Jun 5, 2006  •  Post A Comment

Television’s stalled upfront advertising market showed signs of movement late last week, with media buyers sending clients’ spending plans to the networks, a key step in the negotiating process.

Real discussions on price, however, remained on hold because ad buyers don’t want to pay full price for viewers watching shows on digital video recorders after they air on the networks.

That meant that two weeks after the networks presented their fall schedules, no large deals could be completed. Last year some networks and agencies made deals the week of the presentations.

Whether the delay works to the advantage of advertisers or networks remains to be seen. The slower pace in part reflects changes in the television business, where TV executives and buyers are learning to navigate the complexities of deals that include product integration and new forms of distribution, including delivery over the Internet and cellphones.

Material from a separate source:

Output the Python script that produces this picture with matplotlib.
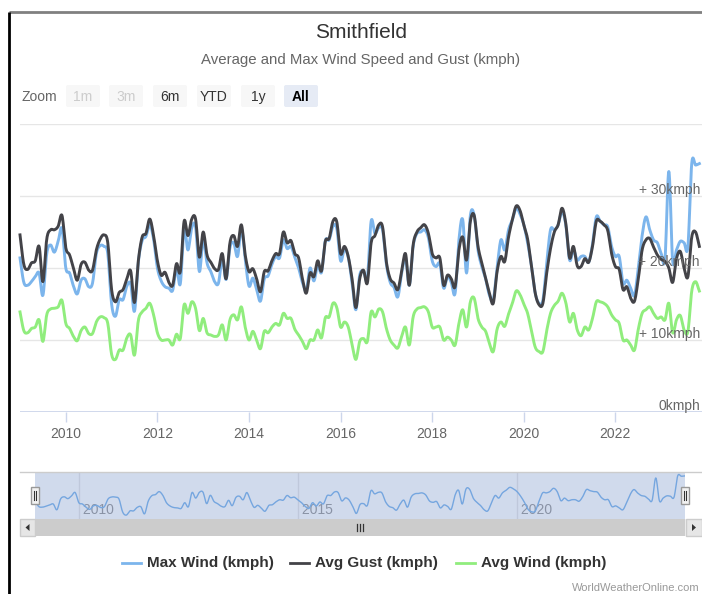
import numpy as np
import matplotlib
matplotlib.use('Agg')
import matplotlib.pyplot as plt
from matplotlib.patches import Rectangle, FancyBboxPatch, Polygon
from matplotlib.transforms import offset_copy

# ---------------- data (monthly, Jan 2009 .. Nov 2023) ----------------
start_year = 2009
max_wind = [
    21.4, 18.0, 17.6, 18.1, 18.8, 19.3, 16.2, 22.0, 23.2, 22.2, 23.7, 25.5,
    20.0, 19.3, 17.5, 16.4, 18.3, 18.5, 17.4, 17.9, 22.0, 23.1, 23.0, 22.0,
    15.0, 13.3, 15.6, 15.6, 17.5, 17.8, 14.0, 20.8, 23.8, 24.4, 26.0, 24.0,
    20.0, 18.2, 17.4, 17.2, 16.9, 20.0, 17.8, 25.5, 22.5, 25.6, 25.7, 19.5,
    24.0, 20.7, 19.5, 18.1, 17.9, 21.3, 18.4, 22.8, 23.5, 21.6, 25.5, 21.2,
    17.5, 18.6, 17.0, 15.4, 18.5, 18.9, 20.5, 21.6, 21.4, 23.9, 22.7, 23.0,
    21.5, 20.0, 18.0, 16.9, 20.0, 18.2, 20.4, 19.4, 23.8, 23.9, 25.8, 25.5,
    21.0, 22.6, 21.5, 18.0, 14.2, 19.0, 19.5, 18.5, 26.5, 24.8, 25.6, 25.3,
    20.5, 18.0, 17.3, 16.0, 19.3, 21.4, 17.6, 23.0, 24.8, 25.0, 25.3, 24.2,
    21.0, 20.2, 20.6, 17.2, 18.8, 18.0, 16.5, 23.9, 26.7, 19.3, 27.3, 27.3,
    22.5, 20.2, 18.5, 16.2, 15.6, 20.0, 23.9, 22.5, 25.3, 26.7, 28.3, 27.5,
    26.0, 23.5, 20.3, 16.5, 15.1, 15.5, 20.7, 25.3, 25.3, 26.0, 27.8, 26.0,
    21.1, 22.5, 21.1, 21.6, 21.6, 20.8, 23.3, 27.1, 26.5, 26.0, 25.7, 23.0,
    21.6, 21.6, 17.9, 18.3, 17.2, 16.2, 20.0, 24.5, 27.1, 25.3, 23.9, 23.5,
    22.0, 21.3, 33.4, 21.0, 22.5, 23.7, 23.5, 23.0, 34.5, 34.3, 34.5,
]
avg_gust = [
    24.6, 20.5, 19.8, 20.7, 21.0, 23.0, 18.1, 24.0, 25.3, 25.3, 25.8, 27.3,
    22.8, 21.8, 20.0, 18.3, 20.5, 20.8, 19.7, 19.7, 22.5, 24.0, 24.6, 23.5,
    17.0, 15.3, 16.6, 17.0, 18.5, 19.6, 15.2, 21.0, 24.3, 24.8, 26.8, 24.5,
    21.0, 19.0, 19.4, 18.0, 17.6, 20.6, 19.5, 26.5, 24.5, 26.8, 26.8, 21.5,
    25.0, 21.8, 20.8, 19.9, 19.8, 22.0, 18.5, 23.5, 24.5, 23.0, 26.0, 21.8,
    19.5, 19.9, 18.5, 16.7, 19.5, 19.6, 21.0, 22.0, 22.0, 25.0, 23.5, 23.8,
    22.0, 21.4, 18.5, 16.5, 19.3, 18.8, 21.0, 19.6, 23.7, 24.1, 26.5, 26.4,
    22.0, 23.0, 21.6, 18.5, 14.5, 18.5, 19.7, 17.9, 23.5, 24.5, 26.0, 25.7,
    20.8, 18.5, 17.9, 17.0, 19.5, 22.0, 17.6, 23.2, 25.0, 25.6, 26.0, 24.8,
    22.0, 21.4, 21.4, 17.6, 19.0, 18.5, 17.4, 22.5, 24.3, 21.1, 26.5, 27.3,
    23.0, 20.7, 18.6, 16.5, 15.1, 19.5, 21.6, 20.9, 24.3, 26.7, 28.6, 28.0,
    26.0, 24.0, 20.3, 16.5, 14.9, 15.1, 19.3, 22.7, 25.0, 26.0, 28.3, 26.2,
    21.4, 23.0, 20.3, 20.2, 21.3, 20.8, 23.0, 26.5, 26.5, 26.0, 25.2, 22.0,
    20.2, 19.8, 17.0, 17.4, 15.8, 15.4, 18.5, 22.5, 23.9, 24.1, 22.9, 21.8,
    21.2, 20.9, 20.0, 18.0, 21.3, 22.3, 20.0, 18.8, 24.3, 25.0, 23.0,
]
avg_wind = [
    13.9, 11.3, 11.0, 11.6, 11.8, 12.8, 9.8, 13.5, 14.3, 14.4, 14.6, 15.5,
    12.3, 11.6, 10.5, 9.9, 11.3, 11.8, 10.9, 10.9, 12.5, 13.2, 13.1, 12.3,
    8.0, 7.3, 8.6, 8.6, 10.3, 10.7, 7.9, 12.7, 13.9, 14.4, 15.1, 13.5,
    11.0, 10.0, 10.0, 10.0, 9.3, 10.8, 10.2, 14.9, 13.7, 15.3, 14.4, 11.3,
    13.0, 11.0, 10.7, 10.5, 10.7, 12.1, 10.0, 12.8, 13.5, 12.8, 14.6, 11.8,
    10.0, 11.2, 10.0, 8.8, 11.2, 11.0, 11.8, 12.3, 12.1, 13.7, 13.0, 13.0,
    11.5, 10.7, 9.8, 8.8, 10.0, 10.0, 11.4, 10.3, 13.1, 13.2, 15.1, 14.5,
    11.8, 12.5, 11.8, 9.4, 7.3, 9.8, 10.2, 9.8, 13.9, 13.2, 14.3, 13.9,
    11.6, 10.0, 9.3, 8.9, 10.5, 11.8, 9.3, 13.2, 14.3, 14.5, 14.6, 13.9,
    11.8, 11.8, 11.8, 10.0, 10.4, 10.0, 9.3, 12.3, 14.2, 11.8, 15.3, 15.8,
    13.0, 11.8, 11.2, 9.5, 8.4, 11.5, 12.5, 11.9, 13.6, 15.1, 16.8, 16.3,
    15.0, 13.7, 11.3, 9.0, 8.4, 8.4, 11.3, 13.7, 14.8, 15.4, 16.5, 15.2,
    12.5, 13.7, 11.4, 10.6, 11.8, 11.4, 13.0, 15.3, 15.3, 15.1, 14.6, 13.5,
    12.8, 12.3, 10.0, 10.0, 9.3, 8.6, 11.5, 13.7, 14.2, 14.6, 13.7, 13.0,
    13.2, 12.8, 15.1, 11.0, 12.8, 13.4, 11.4, 11.2, 16.8, 18.1, 16.8,
]
series_names = ['Max Wind (kmph)', 'Avg Gust (kmph)', 'Avg Wind (kmph)']
series_colors = ['#7cb5ec', '#434348', '#90ed7d']
x_ticks = [2010, 2012, 2014, 2016, 2018, 2020, 2022]
nav_ticks = [2010, 2015, 2020]
y_grid = [0, 10, 20, 30, 40]
y_labels = {30: '+ 30kmph', 20: '+ 20kmph', 10: '+ 10kmph', 0: '0kmph'}
zoom_buttons = ['1m', '3m', '6m', 'YTD', '1y', 'All']

# ---------------- helpers ----------------
W, H = 702, 594
plt.rcParams['font.family'] = ['Liberation Sans', 'DejaVu Sans']


def catmull(x, y, n=10):
    x = np.asarray(x, float)
    y = np.asarray(y, float)
    xp = np.concatenate([[2 * x[0] - x[1]], x, [2 * x[-1] - x[-2]]])
    yp = np.concatenate([[2 * y[0] - y[1]], y, [2 * y[-1] - y[-2]]])
    t = np.linspace(0, 1, n, endpoint=False)[None, :]
    out = []
    for p in (xp, yp):
        P0, P1, P2, P3 = p[:-3, None], p[1:-2, None], p[2:-1, None], p[3:, None]
        c = 0.5 * (2 * P1 + (-P0 + P2) * t + (2 * P0 - 5 * P1 + 4 * P2 - P3) * t ** 2
                   + (-P0 + 3 * P1 - 3 * P2 + P3) * t ** 3)
        out.append(np.concatenate([c.ravel(), [p[-2]]]))
    return out


n = len(max_wind)
xs = start_year + np.arange(n) / 12.0

fig = plt.figure(figsize=(W / 100, H / 100), dpi=100)
fig.patch.set_facecolor('white')

# background / decoration layer in pixel coordinates
bg = fig.add_axes([0, 0, 1, 1], zorder=0)
bg.set_xlim(0, W)
bg.set_ylim(H, 0)
bg.axis('off')

bg.plot([9, W], [12, 12], color='#808080', lw=2, solid_capstyle='butt')
bg.plot([9, 9], [12, H], color='black', lw=2, solid_capstyle='butt')

# titles
bg.text(361, 32, 'Smithfield', ha='center', va='center', fontsize=15, color='#333333')
bg.text(361, 60, 'Average and Max Wind Speed and Gust (kmph)', ha='center', va='center',
        fontsize=10.8, color='#666666')

# range selector
bg.text(22, 97, 'Zoom', ha='left', va='center', fontsize=10, color='#666666')
btn_x = [65, 108, 152, 196, 240, 283]
for lbl, bx in zip(zoom_buttons, btn_x):
    sel = lbl == 'All'
    dis = lbl in ('1m', '3m')
    fc = '#e6ebf5' if sel else '#f7f7f7'
    bg.add_patch(FancyBboxPatch((bx + 1, 85), 34, 22, boxstyle='round,pad=0,rounding_size=2',
                                fc=fc, ec='none'))
    bg.text(bx + 18, 97, lbl, ha='center', va='center', fontsize=10,
            color='#cccccc' if dis else ('#000000' if sel else '#333333'),
            fontweight='bold' if sel else 'normal')

# ---------------- main plot ----------------
ax = fig.add_axes([20 / W, 1 - 412 / H, 682 / W, 288 / H], zorder=2)
ax.patch.set_alpha(0)
ax.set_xlim(start_year, start_year + 682 / 45.8)
ax.set_ylim(0, 40)
for s in ax.spines.values():
    s.set_visible(False)
ax.set_yticks(y_grid)
ax.set_yticklabels([])
ax.tick_params(axis='y', length=0)
ax.yaxis.grid(True, color='#e6e6e6', lw=1)
ax.set_axisbelow(True)
ax.axhline(0, color='#ccd6eb', lw=2, zorder=1)
ax.set_xticks(x_ticks)
ax.set_xticklabels([str(t) for t in x_ticks])
ax.tick_params(axis='x', length=7.5, width=1, color='#ccd6eb', labelsize=10,
               labelcolor='#666666', pad=3)

for vals, col in zip([max_wind, avg_gust, avg_wind], series_colors):
    sx, sy = catmull(xs, vals)
    ax.plot(sx, sy, color=col, lw=2.1, solid_joinstyle='round', zorder=3, clip_on=False)

tr = offset_copy(ax.get_yaxis_transform(), fig=fig, x=0, y=-1, units='points')
for v, lbl in y_labels.items():
    ax.text(0.997, v, lbl, transform=tr, ha='right', va='bottom', fontsize=10,
            color='#666666', zorder=4)

# ---------------- navigator ----------------
nav_l, nav_r, nav_t, nav_b = 35, 685, 472, 519
nav = fig.add_axes([nav_l / W, 1 - nav_b / H, (nav_r - nav_l) / W, (nav_b - nav_t) / H], zorder=2)
nav.patch.set_alpha(0)
nav.set_xlim(xs[0], xs[-1])
nav.set_ylim(11.2, 36.6)
nav.axis('off')
for t in nav_ticks:
    nav.axvline(t, color='#e6e6e6', lw=1, zorder=1)
    nav.text(t, 0.2, ' ' + str(t), transform=nav.get_xaxis_transform(), ha='left', va='center',
             fontsize=10, color='#999999', zorder=2)
sx, sy = catmull(xs, max_wind)
nav.plot(sx, sy, color=series_colors[0], lw=1, zorder=3)
nav.axvspan(xs[0], xs[-1], color=(102 / 255, 133 / 255, 194 / 255), alpha=0.3, lw=0, zorder=4)

top = fig.add_axes([0, 0, 1, 1], zorder=5)
top.set_xlim(0, W)
top.set_ylim(H, 0)
top.axis('off')
top.plot([20, W], [nav_t, nav_t], color='#cccccc', lw=1)
for hx in (nav_l, nav_r):
    top.add_patch(Rectangle((hx - 4, 487), 8, 17, fc='#f2f2f2', ec='#999999', lw=1))
    top.plot([hx - 1.2, hx - 1.2], [491, 500], color='#333333', lw=0.8)
    top.plot([hx + 1.2, hx + 1.2], [491, 500], color='#333333', lw=0.8)

# scrollbar
top.add_patch(Rectangle((20, 519), W - 20, 17, fc='#f2f2f2', ec='none'))
top.add_patch(Rectangle((nav_l, 519), nav_r - nav_l, 17, fc='#cccccc', ec='none'))
top.add_patch(Rectangle((20, 519), 15, 17, fc='#e6e6e6', ec='#cccccc', lw=1))
top.add_patch(Rectangle((nav_r + 1, 519), 16, 17, fc='#e6e6e6', ec='#cccccc', lw=1))
top.add_patch(Polygon([[29.5, 524], [29.5, 531], [25.5, 527.5]], closed=True, fc='#333333', ec='none'))
top.add_patch(Polygon([[692, 524], [692, 531], [696, 527.5]], closed=True, fc='#333333', ec='none'))
for gx in (357, 360, 363):
    top.plot([gx, gx], [524, 531], color='#333333', lw=0.9)

# legend
leg_x = [122, 290, 456]
for lx, name, col in zip(leg_x, series_names, series_colors):
    top.plot([lx, lx + 19], [563, 563], color=col, lw=2)
    top.text(lx + 25, 563, name, ha='left', va='center', fontsize=11, fontweight='bold',
             color='#333333')

top.text(700, 588, 'WorldWeatherOnline.com', ha='right', va='center', fontsize=8, color='#999999')

fig.savefig('out.png', dpi=100, facecolor='white')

In addition to talking, buyers are presenting spending plans for some of their clients to selected networks, one network executive confirmed. Those budgets enable the networks to get a sense of market demand after months of posturing. The networks can also devise proposed advertising schedules for those clients, indicating in which shows their spots will air.

Some buyers said they think the delay works to their advantage as pressure mounts on the networks to lock in deals. Economic news, such as a report of lower auto sales in May, shouldn’t give network executives reason for reassurance, one buyer said.

A veteran ad sales executive said he expects the pace of the market to pick up this week, with some broadcast deals getting done. Negotiations over new elements of TV ad deals, such as digital forms of distribution, will prevent a crush of business from getting done anytime soon, he said.

In the continuing dispute over how DVR use should be calculated in ad deals, buyers said it’s unlikely that there will be any solution other than using the same “live” ratings that have been used in the past. Networks still are holding out for deals to be based on live viewers plus those who tune in via DVR the same day. That position represents a retreat from the networks’ original position, championed by ABC. The networks had argued that advertising prices should be calculated based on live viewers plus those who watch a show on DVR up to seven days after it aired.

Whatever happens this year, buyers are eyeing some form of ratings for commercials to be used for the 2007-08 season.